You may not know that her story begins with an educational consultant for Detective and All-Star Comics and a Harvard-trained psychologist who noted an absence of female heroes in the comic book universe. Dr. William Moulton Marston submitted a script about "Suprema, the Wonder Woman" in February 1941 and recruited illustrator H.G. Peter to draw the comic. Peter, a cartoonist for the San Francisco Chronicle who'd come to New York in 1907 to illustrate daily and suffrage newspapers, was inclined to portray Wonder Woman as a sexy suffragette.
"Amazing Fantasy," No. 15, Sept. 1962
You know him as an orphan raised by his Aunt May and Uncle Ben in Forest Hills, Queens; a teenager bitten by a radioactive spider that gives him the powers of super-strength, super-agility, the ability to cling to surfaces, and a "spidey" sense for approaching danger; the admirer of Mary Jane; and the foe of the Green Goblin.

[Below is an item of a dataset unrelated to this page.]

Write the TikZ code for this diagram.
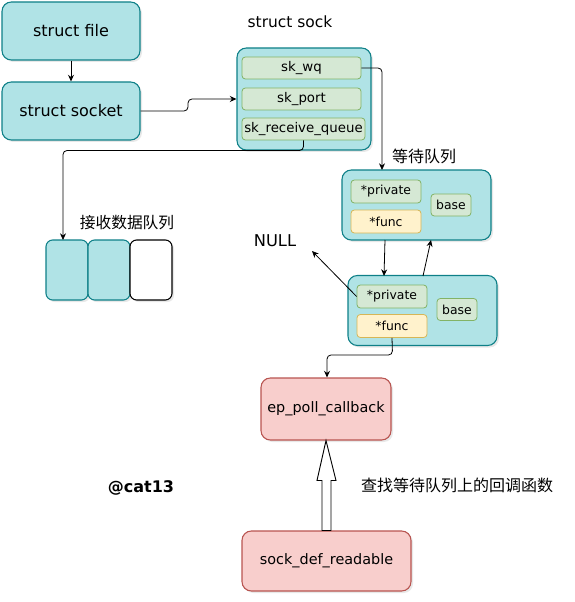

You may not know that New York City native Stan Lee and his collaborator, the illustrator Steve Ditko, created Spider-Man in 1962. Spider-Man, a.k.a Peter Parker, is the quintessential New York hero, his childhood and crime fighting years unfolding in city locations and institutions very thinly veiled by fiction. Spider-Man made his debut in Marvel Comics' "Amazing Fantasy." The superhero was an immediate hit for the New York City-based comic book publisher, founded by Lee's cousin's husband Martin Goodman.
► Captain America
You know him as Steve Rogers, a weak would-be army enlistee who agrees to an injection of an experimental serum and transforms into a super-soldier; the killer of many a Nazi.
You may not know that the creators of Captain America were both living in New York when Martin Goodman asked them to create a patriotic hero capable of crushing the German aggressors overseas. Jack Kirby, a largely self-taught artist, grew up on the Lower East Side during the great Depression, and his comic book illustrations were filled with tenement buildings and crowded streets that evoked his childhood neighborhood. Joe Simon had moved to New York from upstate, retouching still photographs of movie stars for Paramount Studios when he first arrived. The cover of Captain America's first comic book, which went on sale Dec. 1940, featured the protagonist socking Adolf Hitler on the jaw.
► Iron Man
You know him as Tony Stark, the billionaire playboy and business magnate; an ingenious engineer who created a suit of armor to save his own life and escape from a war zone.
You may not know that Stark is said to have grown up in Long Island, and the creation of his character is attributed to four men, all of whom grew up in New York: Stan Lee, who authored the first story; his younger brother Larry Lieber, who scripted the comic; artist Don Heck, who illustrated it; and Jack Kirby, who designed the hero's original suit of armor. Heck, raised in Queens, drew many superheroes for both DC and Marvel over the years.
Research for this story was compiled from the New York Historical Society archives, Stephen Krensky's "Comic Book Century: The History of American Comic Books," Shirrel Rhoades' "A Complete History of American Comic Books," and Bradford W. Wright's "Comic Book Nation: The Transformation of Youth Culture in America."